I've been doing a math problem about the Legendre differential equation, and finding there are two linearly independent solutions. When I was taught about quantum mechanics the polynomial solutions were introduced to me as the basis for spherical harmonics and consequently the eigenfunctions of the hydrogen atom, etc etc.
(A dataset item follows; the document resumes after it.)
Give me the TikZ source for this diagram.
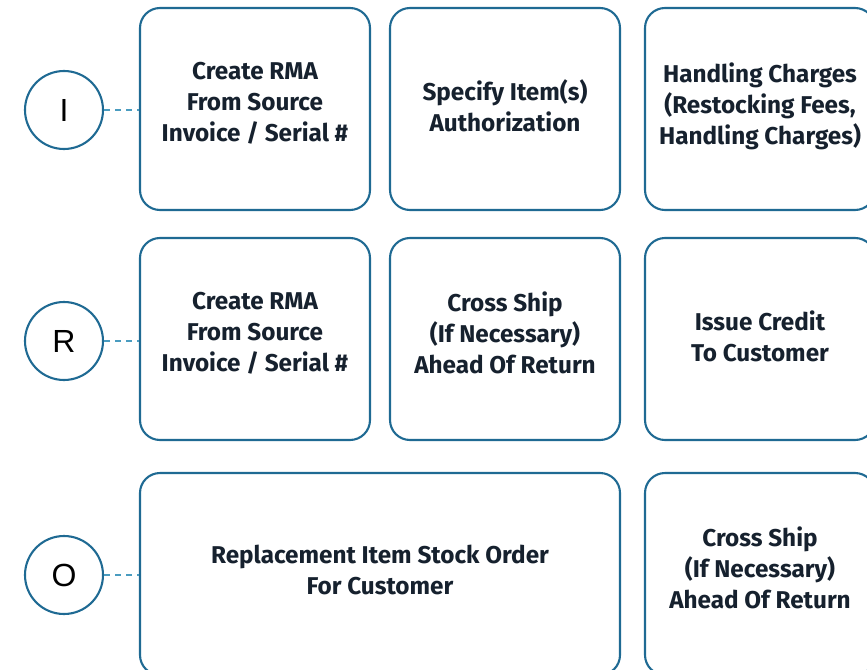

But if there's a second type of solution (involving ln((1+x)/(1-x)) ), what significance to QM do they have? I've not been able to find any mention of them in the context of physics, only in math textbooks.

Thanks for any help!

[dextercioby]

So what is your equation...?Post it,so i can have a clear picture of you're trying to say.

Daniel.

[Angsaar]

(1-x^2) (d^2P/dx^2) - 2x (dP/dx) + l(l+1) P = 0

l being the total angular momentum quantum number, and P being the solution to the theta part of the eigenfunction from the schrodinger equation after using separation of variables, with x=cos theta

I found the first solution type, say y1, using a series method, and the second, say y2, by doing y2(x)=y1(x)v(x) and finding out what v(x) had to be.

[dextercioby]

If you're going to claim that the second independent solution to Laplace equation is also elligible to describe physically possible quantum states,then u should check it out:do these new wavefunctions obey the orthonormality condition that a complete system of eigenfunctions of the H atom's Hamiltonian must fulfil...?My guess is NO,this thing being similar to the "radial wavefunctions issue" and those Whittaker functions...

Think about it...:wink:

Daniel.

[Meir Achuz]

The Legendre functions of the second kind, usually designated as Q_n(x), are irregular at the poles. Because of this, they can't be included in a normalizable wave function.
The same argument holds for non-integral l for the P_l(x).
That's also why they don't usually come up in EM theory.
They are used sometimes in scattering theory (along with non-integral l)
when the scattering amplitude is continued into the complex plane.